▶ The problem:
Write out all lines holding the word "drawn".

▶ Data extract:
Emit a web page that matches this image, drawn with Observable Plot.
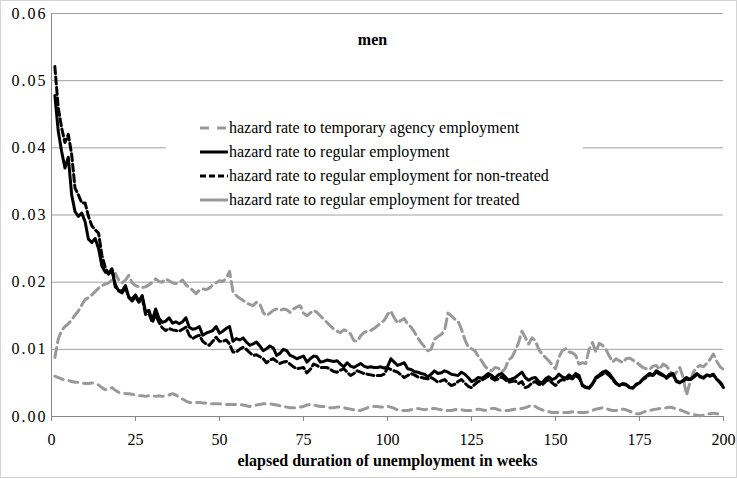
<!DOCTYPE html>
<html><head><meta charset="utf-8">
<script src="https://cdn.jsdelivr.net/npm/d3@7"></script>
<script src="https://cdn.jsdelivr.net/npm/@observablehq/plot@0.6"></script>
<style>
body{margin:0;background:#fff;}
#wrap{position:relative;width:737px;height:478px;font-family:"Liberation Serif","Times New Roman",serif;overflow:hidden}
#frame{position:absolute;left:0;top:0;width:735px;height:476px;border:1px solid #d4d4d4;pointer-events:none}
#legend{position:absolute;left:166px;top:110px;width:417px;height:100px;background:#fff;font-size:16px;color:#000}
.row{position:absolute;left:34px;height:24px;display:flex;align-items:center;white-space:nowrap}
.row svg{display:block;margin-right:1px}
g[aria-label="y-axis tick label"] text{letter-spacing:2px}
</style></head>
<body>
<div id="wrap"><div id="chart"></div><div id="legend"></div><div id="frame"></div></div>
<script>
const xTicks = [0, 25, 50, 75, 100, 125, 150, 175, 200];
const yTicks = [0, 0.01, 0.02, 0.03, 0.04, 0.05, 0.06];
const title = "men";
const xLabel = "elapsed duration of unemployment in weeks";
const seriesNames = [
  "hazard rate to temporary agency employment",
  "hazard rate to regular employment",
  "hazard rate to regular employment for non-treated",
  "hazard rate to regular employment for treated"
];
const weeks = d3.range(1, 201);

const tempAgency = [
0.0088,0.0115,0.0128,0.0134,0.0138,0.0144,0.0151,0.0157,0.0166,0.0174,
0.0177,0.0181,0.0186,0.0191,0.0195,0.0197,0.0199,0.0203,0.0213,0.0203,
0.0199,0.0203,0.0210,0.0199,0.0195,0.0193,0.0192,0.0193,0.0196,0.0200,
0.0205,0.0201,0.0200,0.0205,0.0202,0.0199,0.0198,0.0200,0.0203,0.0196,
0.0192,0.0188,0.0183,0.0188,0.0190,0.0189,0.0191,0.0196,0.0199,0.0202,
0.0201,0.0206,0.0216,0.0186,0.0180,0.0176,0.0173,0.0169,0.0167,0.0165,
0.0170,0.0168,0.0155,0.0150,0.0154,0.0158,0.0160,0.0158,0.0160,0.0159,
0.0155,0.0160,0.0163,0.0165,0.0154,0.0150,0.0154,0.0158,0.0155,0.0150,
0.0145,0.0140,0.0135,0.0130,0.0127,0.0125,0.0129,0.0127,0.0123,0.0113,
0.0112,0.0120,0.0125,0.0127,0.0128,0.0131,0.0135,0.0139,0.0143,0.0152,
0.0157,0.0147,0.0139,0.0143,0.0146,0.0138,0.0133,0.0126,0.0117,0.0110,
0.0104,0.0098,0.0100,0.0115,0.0119,0.0122,0.0128,0.0154,0.0150,0.0145,
0.0142,0.0130,0.0115,0.0104,0.0101,0.0098,0.0090,0.0083,0.0075,0.0070,
0.0068,0.0073,0.0072,0.0066,0.0071,0.0084,0.0088,0.0098,0.0110,0.0127,
0.0118,0.0108,0.0117,0.0113,0.0100,0.0093,0.0088,0.0083,0.0077,0.0071,
0.0088,0.0098,0.0101,0.0096,0.0095,0.0091,0.0078,0.0080,0.0079,0.0100,
0.0110,0.0096,0.0109,0.0106,0.0100,0.0090,0.0081,0.0086,0.0083,0.0080,
0.0086,0.0087,0.0084,0.0081,0.0077,0.0073,0.0071,0.0070,0.0075,0.0076,
0.0070,0.0078,0.0075,0.0069,0.0060,0.0066,0.0073,0.0058,0.0032,0.0050,
0.0066,0.0073,0.0076,0.0074,0.0079,0.0085,0.0093,0.0082,0.0074,0.0070
];

const regular = [
0.0478,0.0425,0.0395,0.0370,0.0386,0.0330,0.0305,0.0298,0.0303,0.0290,
0.0264,0.0259,0.0265,0.0250,0.0224,0.0215,0.0213,0.0220,0.0193,0.0188,
0.0186,0.0195,0.0178,0.0175,0.0181,0.0172,0.0180,0.0156,0.0158,0.0143,
0.0160,0.0146,0.0140,0.0142,0.0147,0.0139,0.0141,0.0138,0.0141,0.0147,
0.0133,0.0130,0.0131,0.0134,0.0121,0.0124,0.0126,0.0128,0.0134,0.0124,
0.0127,0.0131,0.0134,0.0112,0.0116,0.0114,0.0117,0.0111,0.0106,0.0108,
0.0111,0.0105,0.0098,0.0101,0.0105,0.0102,0.0091,0.0094,0.0100,0.0098,
0.0091,0.0089,0.0086,0.0088,0.0090,0.0081,0.0086,0.0090,0.0089,0.0081,
0.0082,0.0084,0.0083,0.0082,0.0083,0.0078,0.0074,0.0080,0.0075,0.0073,
0.0076,0.0079,0.0075,0.0073,0.0074,0.0073,0.0073,0.0074,0.0072,0.0074,
0.0086,0.0081,0.0076,0.0078,0.0080,0.0071,0.0070,0.0067,0.0066,0.0064,
0.0063,0.0059,0.0063,0.0068,0.0064,0.0065,0.0068,0.0066,0.0063,0.0062,
0.0061,0.0066,0.0063,0.0058,0.0052,0.0054,0.0058,0.0057,0.0060,0.0064,
0.0061,0.0057,0.0062,0.0064,0.0059,0.0054,0.0056,0.0058,0.0062,0.0066,
0.0058,0.0054,0.0057,0.0058,0.0052,0.0050,0.0056,0.0059,0.0055,0.0057,
0.0063,0.0059,0.0057,0.0062,0.0058,0.0064,0.0061,0.0046,0.0043,0.0042,
0.0048,0.0058,0.0062,0.0066,0.0068,0.0064,0.0057,0.0050,0.0046,0.0049,
0.0048,0.0043,0.0042,0.0048,0.0050,0.0056,0.0060,0.0064,0.0062,0.0068,
0.0065,0.0062,0.0058,0.0063,0.0064,0.0052,0.0050,0.0054,0.0058,0.0055,
0.0059,0.0064,0.0060,0.0058,0.0062,0.0061,0.0063,0.0055,0.0050,0.0043
];

const nonTreated = [
0.0521,0.0460,0.0430,0.0408,0.0420,0.0390,0.0340,0.0330,0.0318,0.0318,
0.0298,0.0284,0.0278,0.0273,0.0240,0.0222,0.0212,0.0218,0.0196,0.0187,
0.0184,0.0192,0.0177,0.0172,0.0178,0.0170,0.0176,0.0152,0.0153,0.0140,
0.0152,0.0140,0.0132,0.0128,0.0131,0.0129,0.0128,0.0127,0.0130,0.0133,
0.0121,0.0116,0.0119,0.0121,0.0112,0.0108,0.0106,0.0112,0.0118,0.0112,
0.0112,0.0114,0.0108,0.0096,0.0096,0.0100,0.0103,0.0100,0.0095,0.0091,
0.0092,0.0089,0.0086,0.0080,0.0084,0.0086,0.0082,0.0079,0.0081,0.0082,
0.0078,0.0074,0.0071,0.0072,0.0073,0.0065,0.0070,0.0078,0.0076,0.0073,
0.0073,0.0073,0.0070,0.0067,0.0066,0.0069,0.0071,0.0066,0.0061,0.0064,
0.0068,0.0066,0.0064,0.0063,0.0062,0.0061,0.0061,0.0061,0.0063,0.0072,
0.0070,0.0068,0.0066,0.0062,0.0058,0.0061,0.0064,0.0062,0.0059,0.0058,
0.0057,0.0056,0.0058,0.0055,0.0051,0.0053,0.0055,0.0050,0.0046,0.0048,
0.0052,0.0055,0.0050,0.0045,0.0043,0.0048,0.0052,0.0054,0.0057,0.0060,
0.0057,0.0054,0.0056,0.0059,0.0055,0.0051,0.0052,0.0053,0.0049,0.0052,
0.0043,0.0045,0.0050,0.0052,0.0048,0.0047,0.0052,0.0055,0.0050,0.0046,
0.0052,0.0055,0.0054,0.0058,0.0056,0.0060,0.0058,0.0047,0.0044,0.0043,
0.0049,0.0056,0.0060,0.0063,0.0065,0.0061,0.0055,0.0049,0.0046,0.0048,
0.0047,0.0044,0.0043,0.0047,0.0050,0.0055,0.0058,0.0062,0.0061,0.0066,
0.0063,0.0061,0.0057,0.0061,0.0062,0.0053,0.0051,0.0053,0.0056,0.0054,
0.0058,0.0062,0.0059,0.0057,0.0061,0.0060,0.0062,0.0056,0.0051,0.0045
];

const treated = [
0.0060,0.0058,0.0056,0.0054,0.0054,0.0052,0.0051,0.0051,0.0050,0.0049,
0.0049,0.0050,0.0049,0.0047,0.0043,0.0040,0.0041,0.0043,0.0039,0.0036,
0.0035,0.0034,0.0034,0.0033,0.0032,0.0031,0.0031,0.0030,0.0031,0.0031,
0.0030,0.0031,0.0030,0.0031,0.0032,0.0034,0.0032,0.0029,0.0026,0.0023,
0.0021,0.0021,0.0021,0.0021,0.0020,0.0020,0.0019,0.0019,0.0019,0.0019,
0.0018,0.0018,0.0018,0.0018,0.0018,0.0018,0.0017,0.0016,0.0015,0.0016,
0.0017,0.0018,0.0019,0.0019,0.0019,0.0018,0.0017,0.0016,0.0015,0.0014,
0.0013,0.0013,0.0013,0.0014,0.0015,0.0017,0.0018,0.0017,0.0016,0.0015,
0.0015,0.0014,0.0013,0.0013,0.0014,0.0014,0.0013,0.0012,0.0011,0.0010,
0.0009,0.0009,0.0011,0.0013,0.0015,0.0015,0.0015,0.0014,0.0014,0.0015,
0.0014,0.0012,0.0010,0.0009,0.0009,0.0009,0.0010,0.0011,0.0012,0.0011,
0.0010,0.0011,0.0012,0.0012,0.0011,0.0010,0.0009,0.0009,0.0009,0.0010,
0.0011,0.0010,0.0009,0.0009,0.0009,0.0010,0.0011,0.0010,0.0009,0.0010,
0.0012,0.0012,0.0010,0.0009,0.0009,0.0009,0.0010,0.0011,0.0012,0.0012,
0.0013,0.0015,0.0017,0.0015,0.0012,0.0010,0.0008,0.0007,0.0006,0.0006,
0.0006,0.0006,0.0006,0.0006,0.0007,0.0007,0.0006,0.0006,0.0006,0.0007,
0.0009,0.0011,0.0012,0.0013,0.0012,0.0010,0.0009,0.0009,0.0010,0.0011,
0.0010,0.0008,0.0006,0.0004,0.0004,0.0006,0.0008,0.0009,0.0010,0.0011,
0.0012,0.0012,0.0013,0.0014,0.0013,0.0011,0.0010,0.0008,0.0006,0.0004,
0.0003,0.0002,0.0001,0.0002,0.0004,0.0004,0.0005,0.0004,0.0004,0.0003
];

const gray = "#999999";
// styles of the drawn curves
const lineStyles = [
  {stroke: gray, strokeWidth: 3, strokeDasharray: "10,5"},
  {stroke: "#000", strokeWidth: 3},
  {stroke: "#000", strokeWidth: 3, strokeDasharray: "7,3.5"},
  {stroke: gray, strokeWidth: 3, strokeDasharray: "9,6"}
];
// styles of the legend swatches (as printed in the original)
const swatchStyles = [
  {stroke: gray, strokeWidth: 3, strokeDasharray: "9,8"},
  {stroke: "#000", strokeWidth: 3},
  {stroke: "#000", strokeWidth: 3, strokeDasharray: "6,3"},
  {stroke: gray, strokeWidth: 3}
];
const allSeries = [tempAgency, regular, nonTreated, treated];
const tables = allSeries.map(vals => weeks.map((w, i) => ({week: w, rate: vals[i]})));

const chart = Plot.plot({
  width: 737, height: 478,
  marginLeft: 51, marginRight: 14, marginTop: 13, marginBottom: 62,
  style: {fontFamily: '"Liberation Serif", "Times New Roman", serif', fontSize: "16px", color: "#000", background: "transparent"},
  x: {domain: [0, 200], label: null},
  y: {domain: [0, 0.06], label: null},
  marks: [
    Plot.gridY(yTicks.slice(1), {stroke: "#a0a0a0", strokeOpacity: 1}),
    Plot.ruleX([0], {stroke: "#888"}),
    Plot.ruleY([0], {stroke: "#888"}),
    Plot.axisX(xTicks, {tickSize: 5, tickPadding: 12, stroke: "#888", fill: "#000", label: null, fontSize: 16}),
    Plot.axisY(yTicks, {tickSize: 0, tickPadding: 4, tickFormat: d => d.toFixed(2), label: null, fontSize: 16, fill: "#000"}),
    ...tables.map((t, i) => Plot.line(t, {x: "week", y: "rate", ...lineStyles[i], strokeLinejoin: "round"})),
    Plot.text([title], {frameAnchor: "top", dx: -15, dy: 20, fontWeight: "bold", fontSize: 16}),
    Plot.text([xLabel], {frameAnchor: "bottom", dy: 49, fontWeight: "bold", fontSize: 16})
  ]
});
document.getElementById("chart").appendChild(chart);

const legend = document.getElementById("legend");
seriesNames.forEach((name, i) => {
  const row = document.createElement("div");
  row.className = "row";
  row.style.top = (6 + i * 24) + "px";
  const s = swatchStyles[i];
  row.innerHTML = `<svg width="28" height="10"><line x1="0" x2="28" y1="5" y2="5" stroke="${s.stroke}" stroke-width="${s.strokeWidth}" ${s.strokeDasharray ? `stroke-dasharray="${s.strokeDasharray}"` : ""}/></svg><span>${name}</span>`;
  legend.appendChild(row);
});
</script>
</body></html>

▶ Output:
Emit a web page that matches this image, drawn with Observable Plot.
// styles of the drawn curves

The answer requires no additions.